>> begin

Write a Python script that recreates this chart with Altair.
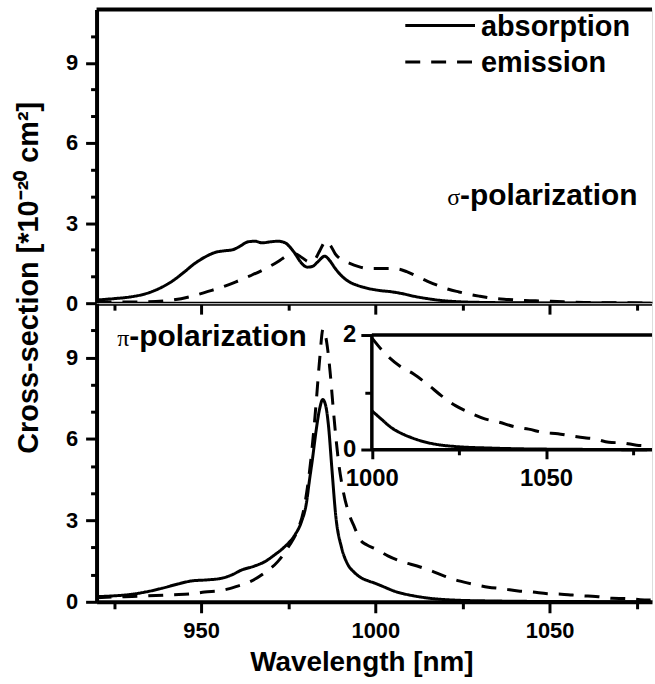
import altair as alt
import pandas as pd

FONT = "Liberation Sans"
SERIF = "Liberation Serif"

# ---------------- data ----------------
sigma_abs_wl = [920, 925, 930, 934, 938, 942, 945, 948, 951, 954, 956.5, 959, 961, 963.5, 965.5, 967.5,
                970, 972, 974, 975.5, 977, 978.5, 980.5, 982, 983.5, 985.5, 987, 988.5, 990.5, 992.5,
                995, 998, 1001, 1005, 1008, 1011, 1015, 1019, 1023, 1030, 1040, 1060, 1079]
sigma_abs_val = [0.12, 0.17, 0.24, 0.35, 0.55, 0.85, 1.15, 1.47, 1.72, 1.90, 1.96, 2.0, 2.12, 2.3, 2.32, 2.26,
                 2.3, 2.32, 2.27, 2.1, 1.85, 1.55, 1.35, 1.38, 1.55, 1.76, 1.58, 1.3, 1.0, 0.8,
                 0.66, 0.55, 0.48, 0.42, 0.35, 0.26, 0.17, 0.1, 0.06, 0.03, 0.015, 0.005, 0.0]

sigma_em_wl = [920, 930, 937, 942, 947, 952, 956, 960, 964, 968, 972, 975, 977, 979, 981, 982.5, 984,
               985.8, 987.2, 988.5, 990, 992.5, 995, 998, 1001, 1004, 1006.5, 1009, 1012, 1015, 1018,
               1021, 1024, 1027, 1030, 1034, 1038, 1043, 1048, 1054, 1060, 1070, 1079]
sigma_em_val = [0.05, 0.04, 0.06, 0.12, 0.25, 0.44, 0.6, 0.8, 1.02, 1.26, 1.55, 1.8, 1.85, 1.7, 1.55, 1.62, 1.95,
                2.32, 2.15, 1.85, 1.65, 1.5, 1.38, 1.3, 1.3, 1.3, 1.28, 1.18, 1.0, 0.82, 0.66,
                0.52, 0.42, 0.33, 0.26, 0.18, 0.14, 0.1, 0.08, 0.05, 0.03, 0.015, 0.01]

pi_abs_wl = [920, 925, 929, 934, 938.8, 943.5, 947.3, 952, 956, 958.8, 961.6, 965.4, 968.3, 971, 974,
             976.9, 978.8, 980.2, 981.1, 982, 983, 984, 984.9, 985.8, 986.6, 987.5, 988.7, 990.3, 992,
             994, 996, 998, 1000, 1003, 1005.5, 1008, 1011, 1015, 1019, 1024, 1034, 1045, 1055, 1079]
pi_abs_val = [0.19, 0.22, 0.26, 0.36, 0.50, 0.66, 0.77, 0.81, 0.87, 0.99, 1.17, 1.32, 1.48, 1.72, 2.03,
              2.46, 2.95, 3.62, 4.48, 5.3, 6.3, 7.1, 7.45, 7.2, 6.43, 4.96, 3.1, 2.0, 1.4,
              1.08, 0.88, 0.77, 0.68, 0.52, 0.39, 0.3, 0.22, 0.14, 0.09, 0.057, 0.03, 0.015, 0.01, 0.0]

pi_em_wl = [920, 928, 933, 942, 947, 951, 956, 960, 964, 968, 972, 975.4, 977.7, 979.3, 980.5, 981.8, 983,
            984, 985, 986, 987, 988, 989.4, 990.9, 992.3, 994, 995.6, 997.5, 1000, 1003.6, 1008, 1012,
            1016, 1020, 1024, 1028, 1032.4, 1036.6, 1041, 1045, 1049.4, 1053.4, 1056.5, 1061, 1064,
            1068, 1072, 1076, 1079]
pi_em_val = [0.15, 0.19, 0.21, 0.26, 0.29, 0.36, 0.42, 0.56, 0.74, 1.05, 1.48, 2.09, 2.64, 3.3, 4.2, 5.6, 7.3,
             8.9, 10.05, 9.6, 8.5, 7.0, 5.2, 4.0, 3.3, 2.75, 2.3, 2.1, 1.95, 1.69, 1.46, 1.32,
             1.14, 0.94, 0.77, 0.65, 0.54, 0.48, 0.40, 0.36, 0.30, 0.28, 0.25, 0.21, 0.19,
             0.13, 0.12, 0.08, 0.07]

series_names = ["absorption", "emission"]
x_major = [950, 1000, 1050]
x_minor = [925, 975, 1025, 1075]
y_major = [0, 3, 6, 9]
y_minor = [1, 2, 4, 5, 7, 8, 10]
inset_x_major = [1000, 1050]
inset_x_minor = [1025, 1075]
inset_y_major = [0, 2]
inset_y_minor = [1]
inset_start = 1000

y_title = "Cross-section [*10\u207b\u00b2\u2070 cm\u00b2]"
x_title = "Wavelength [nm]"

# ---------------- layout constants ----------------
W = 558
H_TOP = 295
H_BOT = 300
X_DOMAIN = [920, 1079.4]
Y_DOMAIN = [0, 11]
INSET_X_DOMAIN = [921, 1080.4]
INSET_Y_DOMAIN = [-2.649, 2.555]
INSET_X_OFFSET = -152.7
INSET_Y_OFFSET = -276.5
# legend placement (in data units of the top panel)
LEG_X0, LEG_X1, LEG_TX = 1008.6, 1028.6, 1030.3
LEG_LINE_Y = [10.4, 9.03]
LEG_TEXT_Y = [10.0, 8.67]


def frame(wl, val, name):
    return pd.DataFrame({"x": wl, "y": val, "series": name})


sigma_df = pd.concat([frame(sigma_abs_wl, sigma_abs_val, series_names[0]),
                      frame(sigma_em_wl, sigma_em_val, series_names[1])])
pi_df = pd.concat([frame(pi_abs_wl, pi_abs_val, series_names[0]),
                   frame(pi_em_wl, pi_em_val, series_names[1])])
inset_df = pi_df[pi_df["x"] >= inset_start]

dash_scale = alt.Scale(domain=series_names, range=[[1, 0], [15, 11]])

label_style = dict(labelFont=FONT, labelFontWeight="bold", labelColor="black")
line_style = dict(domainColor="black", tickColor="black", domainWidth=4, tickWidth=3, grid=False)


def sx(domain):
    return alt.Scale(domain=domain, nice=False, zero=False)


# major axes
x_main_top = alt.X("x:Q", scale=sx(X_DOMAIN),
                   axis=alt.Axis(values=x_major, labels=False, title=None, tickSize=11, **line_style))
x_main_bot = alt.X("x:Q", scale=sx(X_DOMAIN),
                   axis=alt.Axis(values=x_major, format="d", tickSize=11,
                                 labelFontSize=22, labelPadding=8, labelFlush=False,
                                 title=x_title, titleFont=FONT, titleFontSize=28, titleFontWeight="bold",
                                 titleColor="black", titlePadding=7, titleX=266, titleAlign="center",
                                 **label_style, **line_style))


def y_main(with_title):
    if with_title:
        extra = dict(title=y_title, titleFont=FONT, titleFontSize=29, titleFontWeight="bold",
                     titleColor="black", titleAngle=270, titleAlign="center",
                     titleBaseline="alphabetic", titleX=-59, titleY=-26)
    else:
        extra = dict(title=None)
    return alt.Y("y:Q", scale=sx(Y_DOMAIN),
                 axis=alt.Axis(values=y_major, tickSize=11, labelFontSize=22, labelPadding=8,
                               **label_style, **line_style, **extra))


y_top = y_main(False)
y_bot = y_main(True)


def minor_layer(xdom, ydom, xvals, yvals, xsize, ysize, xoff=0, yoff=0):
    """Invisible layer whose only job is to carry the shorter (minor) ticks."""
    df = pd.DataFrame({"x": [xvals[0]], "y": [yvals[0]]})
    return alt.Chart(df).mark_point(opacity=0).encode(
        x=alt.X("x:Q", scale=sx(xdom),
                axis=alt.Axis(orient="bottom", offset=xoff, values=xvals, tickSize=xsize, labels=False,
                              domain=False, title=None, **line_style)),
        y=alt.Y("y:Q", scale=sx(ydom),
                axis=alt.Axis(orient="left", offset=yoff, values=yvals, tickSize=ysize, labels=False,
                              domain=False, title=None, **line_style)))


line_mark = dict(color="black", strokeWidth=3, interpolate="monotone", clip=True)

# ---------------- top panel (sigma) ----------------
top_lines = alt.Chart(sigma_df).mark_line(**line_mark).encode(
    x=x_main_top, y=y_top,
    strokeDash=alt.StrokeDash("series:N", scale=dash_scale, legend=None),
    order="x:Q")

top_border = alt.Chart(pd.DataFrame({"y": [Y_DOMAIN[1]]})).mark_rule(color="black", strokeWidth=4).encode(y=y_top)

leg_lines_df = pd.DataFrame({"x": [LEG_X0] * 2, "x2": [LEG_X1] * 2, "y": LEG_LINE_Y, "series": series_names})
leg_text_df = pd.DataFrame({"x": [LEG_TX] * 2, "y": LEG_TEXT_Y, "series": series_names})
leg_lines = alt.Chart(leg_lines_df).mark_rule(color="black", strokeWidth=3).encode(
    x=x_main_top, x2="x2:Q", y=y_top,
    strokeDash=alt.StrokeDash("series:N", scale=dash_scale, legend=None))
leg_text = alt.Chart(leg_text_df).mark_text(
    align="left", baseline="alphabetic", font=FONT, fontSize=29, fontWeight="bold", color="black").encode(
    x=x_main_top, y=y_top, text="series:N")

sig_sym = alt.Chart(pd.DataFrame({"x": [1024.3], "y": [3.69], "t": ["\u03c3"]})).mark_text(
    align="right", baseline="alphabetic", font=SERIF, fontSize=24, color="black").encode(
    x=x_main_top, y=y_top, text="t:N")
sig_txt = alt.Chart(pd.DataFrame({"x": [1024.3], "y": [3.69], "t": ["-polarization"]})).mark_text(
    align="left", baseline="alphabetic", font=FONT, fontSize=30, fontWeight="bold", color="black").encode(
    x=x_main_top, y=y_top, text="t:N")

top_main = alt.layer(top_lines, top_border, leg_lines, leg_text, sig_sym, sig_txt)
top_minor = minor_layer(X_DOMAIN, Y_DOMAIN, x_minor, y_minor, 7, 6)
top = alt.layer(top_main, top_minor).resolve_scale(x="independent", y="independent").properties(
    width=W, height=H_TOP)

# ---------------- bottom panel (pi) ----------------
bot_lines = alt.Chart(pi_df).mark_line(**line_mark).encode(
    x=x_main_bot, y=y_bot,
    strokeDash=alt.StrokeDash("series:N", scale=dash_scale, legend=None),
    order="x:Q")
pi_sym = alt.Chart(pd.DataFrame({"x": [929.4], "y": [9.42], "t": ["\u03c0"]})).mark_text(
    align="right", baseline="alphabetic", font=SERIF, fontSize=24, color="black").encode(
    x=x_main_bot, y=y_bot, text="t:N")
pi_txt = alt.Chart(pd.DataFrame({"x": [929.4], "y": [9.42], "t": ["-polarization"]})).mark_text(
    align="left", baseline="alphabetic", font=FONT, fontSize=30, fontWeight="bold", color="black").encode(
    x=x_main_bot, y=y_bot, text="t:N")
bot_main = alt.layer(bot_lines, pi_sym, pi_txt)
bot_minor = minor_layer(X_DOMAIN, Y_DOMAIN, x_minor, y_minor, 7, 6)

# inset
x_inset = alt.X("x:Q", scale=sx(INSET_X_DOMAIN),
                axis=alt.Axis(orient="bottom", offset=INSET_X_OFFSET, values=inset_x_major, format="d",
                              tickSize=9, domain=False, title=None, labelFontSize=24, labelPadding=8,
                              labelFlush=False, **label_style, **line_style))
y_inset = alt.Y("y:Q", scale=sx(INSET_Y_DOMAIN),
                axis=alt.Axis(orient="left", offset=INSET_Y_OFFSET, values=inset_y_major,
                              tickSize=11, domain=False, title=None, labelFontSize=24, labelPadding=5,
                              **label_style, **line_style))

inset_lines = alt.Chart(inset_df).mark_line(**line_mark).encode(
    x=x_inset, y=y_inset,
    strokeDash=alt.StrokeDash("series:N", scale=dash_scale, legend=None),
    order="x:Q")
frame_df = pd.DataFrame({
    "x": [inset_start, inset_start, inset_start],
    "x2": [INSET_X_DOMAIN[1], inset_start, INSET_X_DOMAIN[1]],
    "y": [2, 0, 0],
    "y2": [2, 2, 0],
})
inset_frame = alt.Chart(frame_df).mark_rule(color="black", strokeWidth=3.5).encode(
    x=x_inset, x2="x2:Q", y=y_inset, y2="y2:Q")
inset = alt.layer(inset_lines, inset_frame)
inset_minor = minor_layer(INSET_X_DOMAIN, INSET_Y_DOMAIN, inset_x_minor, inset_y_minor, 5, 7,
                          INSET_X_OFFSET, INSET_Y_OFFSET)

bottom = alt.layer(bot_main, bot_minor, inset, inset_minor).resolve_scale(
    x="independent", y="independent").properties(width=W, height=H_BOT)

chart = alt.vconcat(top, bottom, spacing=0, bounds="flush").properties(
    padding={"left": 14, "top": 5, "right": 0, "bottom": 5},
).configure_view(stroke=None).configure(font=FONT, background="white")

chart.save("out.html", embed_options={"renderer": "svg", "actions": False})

>> end

** Instructions to follow **
Repeat, exactly and in full, each line from the start of the data to the line that contains "0.015, 0.005, 0.0]". Pictures do not go in.

** Reply **
Write a Python script that recreates this chart with Altair.
import altair as alt
import pandas as pd

FONT = "Liberation Sans"
SERIF = "Liberation Serif"

# ---------------- data ----------------
sigma_abs_wl = [920, 925, 930, 934, 938, 942, 945, 948, 951, 954, 956.5, 959, 961, 963.5, 965.5, 967.5,
                970, 972, 974, 975.5, 977, 978.5, 980.5, 982, 983.5, 985.5, 987, 988.5, 990.5, 992.5,
                995, 998, 1001, 1005, 1008, 1011, 1015, 1019, 1023, 1030, 1040, 1060, 1079]
sigma_abs_val = [0.12, 0.17, 0.24, 0.35, 0.55, 0.85, 1.15, 1.47, 1.72, 1.90, 1.96, 2.0, 2.12, 2.3, 2.32, 2.26,
                 2.3, 2.32, 2.27, 2.1, 1.85, 1.55, 1.35, 1.38, 1.55, 1.76, 1.58, 1.3, 1.0, 0.8,
                 0.66, 0.55, 0.48, 0.42, 0.35, 0.26, 0.17, 0.1, 0.06, 0.03, 0.015, 0.005, 0.0]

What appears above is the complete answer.